◆ Aim of the task ◆
Quote the listing below in full and exactly as written, but omit every picture.

◆ Data excerpt ◆
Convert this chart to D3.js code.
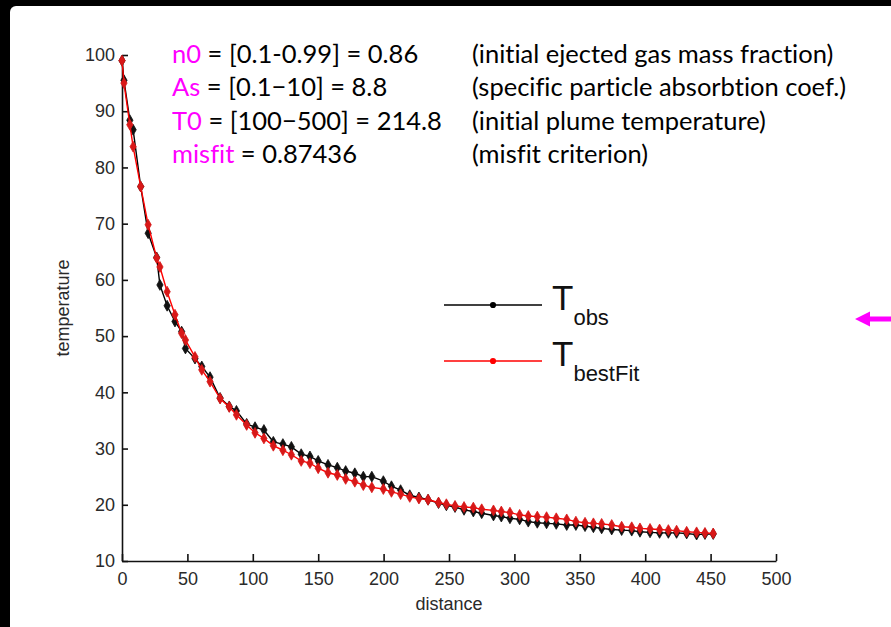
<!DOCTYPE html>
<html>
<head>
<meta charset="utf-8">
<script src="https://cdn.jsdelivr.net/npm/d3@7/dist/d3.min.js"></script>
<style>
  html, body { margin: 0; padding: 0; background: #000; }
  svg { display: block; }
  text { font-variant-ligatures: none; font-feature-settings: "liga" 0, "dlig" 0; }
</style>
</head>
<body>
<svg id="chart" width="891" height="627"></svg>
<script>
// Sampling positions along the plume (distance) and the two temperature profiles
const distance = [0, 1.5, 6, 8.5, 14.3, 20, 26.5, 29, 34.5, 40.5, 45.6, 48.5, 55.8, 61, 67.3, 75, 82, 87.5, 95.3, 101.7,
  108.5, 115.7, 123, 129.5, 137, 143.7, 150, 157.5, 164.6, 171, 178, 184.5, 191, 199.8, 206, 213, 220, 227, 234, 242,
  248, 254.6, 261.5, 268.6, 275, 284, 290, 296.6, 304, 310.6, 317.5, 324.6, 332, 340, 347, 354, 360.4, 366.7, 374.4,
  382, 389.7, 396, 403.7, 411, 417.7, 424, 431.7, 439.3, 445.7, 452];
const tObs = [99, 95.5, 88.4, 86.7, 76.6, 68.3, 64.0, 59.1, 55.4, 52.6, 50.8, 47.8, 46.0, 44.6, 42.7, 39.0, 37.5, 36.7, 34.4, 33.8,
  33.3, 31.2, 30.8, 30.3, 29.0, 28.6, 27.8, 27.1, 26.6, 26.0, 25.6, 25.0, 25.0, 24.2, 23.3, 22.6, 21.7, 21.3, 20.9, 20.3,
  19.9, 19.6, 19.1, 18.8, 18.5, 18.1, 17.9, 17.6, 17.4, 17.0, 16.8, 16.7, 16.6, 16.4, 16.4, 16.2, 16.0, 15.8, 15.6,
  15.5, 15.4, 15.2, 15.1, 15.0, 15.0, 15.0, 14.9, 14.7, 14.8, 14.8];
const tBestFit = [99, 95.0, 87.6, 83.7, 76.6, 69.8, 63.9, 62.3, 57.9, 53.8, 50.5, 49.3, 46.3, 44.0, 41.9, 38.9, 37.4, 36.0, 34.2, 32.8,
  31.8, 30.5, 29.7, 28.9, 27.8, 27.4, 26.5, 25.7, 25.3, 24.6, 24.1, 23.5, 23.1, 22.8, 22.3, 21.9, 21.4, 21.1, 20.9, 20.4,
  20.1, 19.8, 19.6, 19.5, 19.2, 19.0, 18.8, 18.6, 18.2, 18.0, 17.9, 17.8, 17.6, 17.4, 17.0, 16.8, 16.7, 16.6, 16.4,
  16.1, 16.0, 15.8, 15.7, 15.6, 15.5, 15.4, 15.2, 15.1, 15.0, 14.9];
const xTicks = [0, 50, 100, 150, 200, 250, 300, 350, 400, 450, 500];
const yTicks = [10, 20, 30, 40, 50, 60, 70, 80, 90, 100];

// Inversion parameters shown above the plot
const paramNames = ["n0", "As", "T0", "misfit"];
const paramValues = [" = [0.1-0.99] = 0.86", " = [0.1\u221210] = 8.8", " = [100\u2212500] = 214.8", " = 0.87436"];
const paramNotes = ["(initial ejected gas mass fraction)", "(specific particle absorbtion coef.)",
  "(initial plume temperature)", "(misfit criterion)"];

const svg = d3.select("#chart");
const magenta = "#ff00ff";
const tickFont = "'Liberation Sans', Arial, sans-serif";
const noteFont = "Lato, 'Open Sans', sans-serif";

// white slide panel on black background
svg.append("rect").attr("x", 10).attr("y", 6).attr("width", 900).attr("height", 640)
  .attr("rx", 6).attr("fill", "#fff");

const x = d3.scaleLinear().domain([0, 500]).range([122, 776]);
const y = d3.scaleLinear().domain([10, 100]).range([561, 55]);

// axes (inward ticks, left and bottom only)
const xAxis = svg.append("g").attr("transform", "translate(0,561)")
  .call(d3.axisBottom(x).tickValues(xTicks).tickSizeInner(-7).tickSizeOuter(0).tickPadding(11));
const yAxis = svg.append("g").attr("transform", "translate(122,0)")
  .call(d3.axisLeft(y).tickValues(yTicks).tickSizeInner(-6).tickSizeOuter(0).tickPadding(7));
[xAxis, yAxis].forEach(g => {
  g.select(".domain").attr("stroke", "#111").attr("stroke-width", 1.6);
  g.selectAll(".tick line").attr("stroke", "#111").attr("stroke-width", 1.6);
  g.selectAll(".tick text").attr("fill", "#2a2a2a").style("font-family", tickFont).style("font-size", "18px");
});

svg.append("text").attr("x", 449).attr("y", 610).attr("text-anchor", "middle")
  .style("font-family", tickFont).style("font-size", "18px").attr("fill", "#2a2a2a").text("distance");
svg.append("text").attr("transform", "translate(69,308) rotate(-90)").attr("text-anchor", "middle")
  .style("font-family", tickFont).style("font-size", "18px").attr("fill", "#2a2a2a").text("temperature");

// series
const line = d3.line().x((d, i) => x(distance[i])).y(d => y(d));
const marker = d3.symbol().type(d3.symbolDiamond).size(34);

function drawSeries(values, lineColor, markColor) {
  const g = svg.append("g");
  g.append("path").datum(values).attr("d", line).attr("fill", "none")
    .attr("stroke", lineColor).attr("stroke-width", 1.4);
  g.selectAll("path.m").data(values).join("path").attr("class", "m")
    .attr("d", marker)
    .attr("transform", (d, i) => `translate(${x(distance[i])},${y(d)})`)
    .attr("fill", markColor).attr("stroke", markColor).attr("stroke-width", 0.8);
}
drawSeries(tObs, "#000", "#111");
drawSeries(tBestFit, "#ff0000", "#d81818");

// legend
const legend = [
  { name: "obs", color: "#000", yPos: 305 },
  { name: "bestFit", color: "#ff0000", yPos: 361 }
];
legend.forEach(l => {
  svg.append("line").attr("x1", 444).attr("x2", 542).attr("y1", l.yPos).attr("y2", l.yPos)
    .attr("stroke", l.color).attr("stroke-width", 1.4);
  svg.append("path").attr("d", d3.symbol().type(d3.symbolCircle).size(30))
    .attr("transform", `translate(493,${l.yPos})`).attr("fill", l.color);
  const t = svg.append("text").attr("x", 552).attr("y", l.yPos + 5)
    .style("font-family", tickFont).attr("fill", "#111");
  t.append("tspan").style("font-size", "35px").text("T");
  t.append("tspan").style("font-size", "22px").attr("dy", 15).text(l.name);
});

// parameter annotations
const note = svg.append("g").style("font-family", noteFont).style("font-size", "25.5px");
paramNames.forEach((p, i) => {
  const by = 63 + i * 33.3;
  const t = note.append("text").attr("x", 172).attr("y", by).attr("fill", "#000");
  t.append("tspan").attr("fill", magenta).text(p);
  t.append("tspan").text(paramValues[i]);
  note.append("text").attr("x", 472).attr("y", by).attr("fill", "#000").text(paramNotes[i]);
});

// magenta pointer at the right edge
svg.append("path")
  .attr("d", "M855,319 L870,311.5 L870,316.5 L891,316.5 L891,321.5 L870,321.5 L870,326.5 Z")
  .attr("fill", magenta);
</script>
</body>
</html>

◆ Solution to this problem ◆
Convert this chart to D3.js code.
<!DOCTYPE html>
<html>
<head>
<meta charset="utf-8">
<script src="https://cdn.jsdelivr.net/npm/d3@7/dist/d3.min.js"></script>
<style>
  html, body { margin: 0; padding: 0; background: #000; }
  svg { display: block; }
  text { font-variant-ligatures: none; font-feature-settings: "liga" 0, "dlig" 0; }
</style>
</head>
<body>
<svg id="chart" width="891" height="627"></svg>
<script>
// Sampling positions along the plume (distance) and the two temperature profiles
const distance = [0, 1.5, 6, 8.5, 14.3, 20, 26.5, 29, 34.5, 40.5, 45.6, 48.5, 55.8, 61, 67.3, 75, 82, 87.5, 95.3, 101.7,
  108.5, 115.7, 123, 129.5, 137, 143.7, 150, 157.5, 164.6, 171, 178, 184.5, 191, 199.8, 206, 213, 220, 227, 234, 242,
  248, 254.6, 261.5, 268.6, 275, 284, 290, 296.6, 304, 310.6, 317.5, 324.6, 332, 340, 347, 354, 360.4, 366.7, 374.4,
  382, 389.7, 396, 403.7, 411, 417.7, 424, 431.7, 439.3, 445.7, 452];
const tObs = [99, 95.5, 88.4, 86.7, 76.6, 68.3, 64.0, 59.1, 55.4, 52.6, 50.8, 47.8, 46.0, 44.6, 42.7, 39.0, 37.5, 36.7, 34.4, 33.8,
  33.3, 31.2, 30.8, 30.3, 29.0, 28.6, 27.8, 27.1, 26.6, 26.0, 25.6, 25.0, 25.0, 24.2, 23.3, 22.6, 21.7, 21.3, 20.9, 20.3,
  19.9, 19.6, 19.1, 18.8, 18.5, 18.1, 17.9, 17.6, 17.4, 17.0, 16.8, 16.7, 16.6, 16.4, 16.4, 16.2, 16.0, 15.8, 15.6,
  15.5, 15.4, 15.2, 15.1, 15.0, 15.0, 15.0, 14.9, 14.7, 14.8, 14.8];
const tBestFit = [99, 95.0, 87.6, 83.7, 76.6, 69.8, 63.9, 62.3, 57.9, 53.8, 50.5, 49.3, 46.3, 44.0, 41.9, 38.9, 37.4, 36.0, 34.2, 32.8,
  31.8, 30.5, 29.7, 28.9, 27.8, 27.4, 26.5, 25.7, 25.3, 24.6, 24.1, 23.5, 23.1, 22.8, 22.3, 21.9, 21.4, 21.1, 20.9, 20.4,
  20.1, 19.8, 19.6, 19.5, 19.2, 19.0, 18.8, 18.6, 18.2, 18.0, 17.9, 17.8, 17.6, 17.4, 17.0, 16.8, 16.7, 16.6, 16.4,
  16.1, 16.0, 15.8, 15.7, 15.6, 15.5, 15.4, 15.2, 15.1, 15.0, 14.9];
const xTicks = [0, 50, 100, 150, 200, 250, 300, 350, 400, 450, 500];
const yTicks = [10, 20, 30, 40, 50, 60, 70, 80, 90, 100];

// Inversion parameters shown above the plot
const paramNames = ["n0", "As", "T0", "misfit"];
const paramValues = [" = [0.1-0.99] = 0.86", " = [0.1\u221210] = 8.8", " = [100\u2212500] = 214.8", " = 0.87436"];
const paramNotes = ["(initial ejected gas mass fraction)", "(specific particle absorbtion coef.)",
  "(initial plume temperature)", "(misfit criterion)"];

const svg = d3.select("#chart");
const magenta = "#ff00ff";
const tickFont = "'Liberation Sans', Arial, sans-serif";
const noteFont = "Lato, 'Open Sans', sans-serif";

// white slide panel on black background
svg.append("rect").attr("x", 10).attr("y", 6).attr("width", 900).attr("height", 640)
  .attr("rx", 6).attr("fill", "#fff");

const x = d3.scaleLinear().domain([0, 500]).range([122, 776]);
const y = d3.scaleLinear().domain([10, 100]).range([561, 55]);

// axes (inward ticks, left and bottom only)
const xAxis = svg.append("g").attr("transform", "translate(0,561)")
  .call(d3.axisBottom(x).tickValues(xTicks).tickSizeInner(-7).tickSizeOuter(0).tickPadding(11));
const yAxis = svg.append("g").attr("transform", "translate(122,0)")
  .call(d3.axisLeft(y).tickValues(yTicks).tickSizeInner(-6).tickSizeOuter(0).tickPadding(7));
[xAxis, yAxis].forEach(g => {
  g.select(".domain").attr("stroke", "#111").attr("stroke-width", 1.6);
  g.selectAll(".tick line").attr("stroke", "#111").attr("stroke-width", 1.6);
  g.selectAll(".tick text").attr("fill", "#2a2a2a").style("font-family", tickFont).style("font-size", "18px");
});

svg.append("text").attr("x", 449).attr("y", 610).attr("text-anchor", "middle")
  .style("font-family", tickFont).style("font-size", "18px").attr("fill", "#2a2a2a").text("distance");
svg.append("text").attr("transform", "translate(69,308) rotate(-90)").attr("text-anchor", "middle")
  .style("font-family", tickFont).style("font-size", "18px").attr("fill", "#2a2a2a").text("temperature");

// series
const line = d3.line().x((d, i) => x(distance[i])).y(d => y(d));
const marker = d3.symbol().type(d3.symbolDiamond).size(34);

function drawSeries(values, lineColor, markColor) {
  const g = svg.append("g");
  g.append("path").datum(values).attr("d", line).attr("fill", "none")
    .attr("stroke", lineColor).attr("stroke-width", 1.4);
  g.selectAll("path.m").data(values).join("path").attr("class", "m")
    .attr("d", marker)
    .attr("transform", (d, i) => `translate(${x(distance[i])},${y(d)})`)
    .attr("fill", markColor).attr("stroke", markColor).attr("stroke-width", 0.8);
}
drawSeries(tObs, "#000", "#111");
drawSeries(tBestFit, "#ff0000", "#d81818");

// legend
const legend = [
  { name: "obs", color: "#000", yPos: 305 },
  { name: "bestFit", color: "#ff0000", yPos: 361 }
];
legend.forEach(l => {
  svg.append("line").attr("x1", 444).attr("x2", 542).attr("y1", l.yPos).attr("y2", l.yPos)
    .attr("stroke", l.color).attr("stroke-width", 1.4);
  svg.append("path").attr("d", d3.symbol().type(d3.symbolCircle).size(30))
    .attr("transform", `translate(493,${l.yPos})`).attr("fill", l.color);
  const t = svg.append("text").attr("x", 552).attr("y", l.yPos + 5)
    .style("font-family", tickFont).attr("fill", "#111");
  t.append("tspan").style("font-size", "35px").text("T");
  t.append("tspan").style("font-size", "22px").attr("dy", 15).text(l.name);
});

// parameter annotations
const note = svg.append("g").style("font-family", noteFont).style("font-size", "25.5px");
paramNames.forEach((p, i) => {
  const by = 63 + i * 33.3;
  const t = note.append("text").attr("x", 172).attr("y", by).attr("fill", "#000");
  t.append("tspan").attr("fill", magenta).text(p);
  t.append("tspan").text(paramValues[i]);
  note.append("text").attr("x", 472).attr("y", by).attr("fill", "#000").text(paramNotes[i]);
});

// magenta pointer at the right edge
svg.append("path")
  .attr("d", "M855,319 L870,311.5 L870,316.5 L891,316.5 L891,321.5 L870,321.5 L870,326.5 Z")
  .attr("fill", magenta);
</script>
</body>
</html>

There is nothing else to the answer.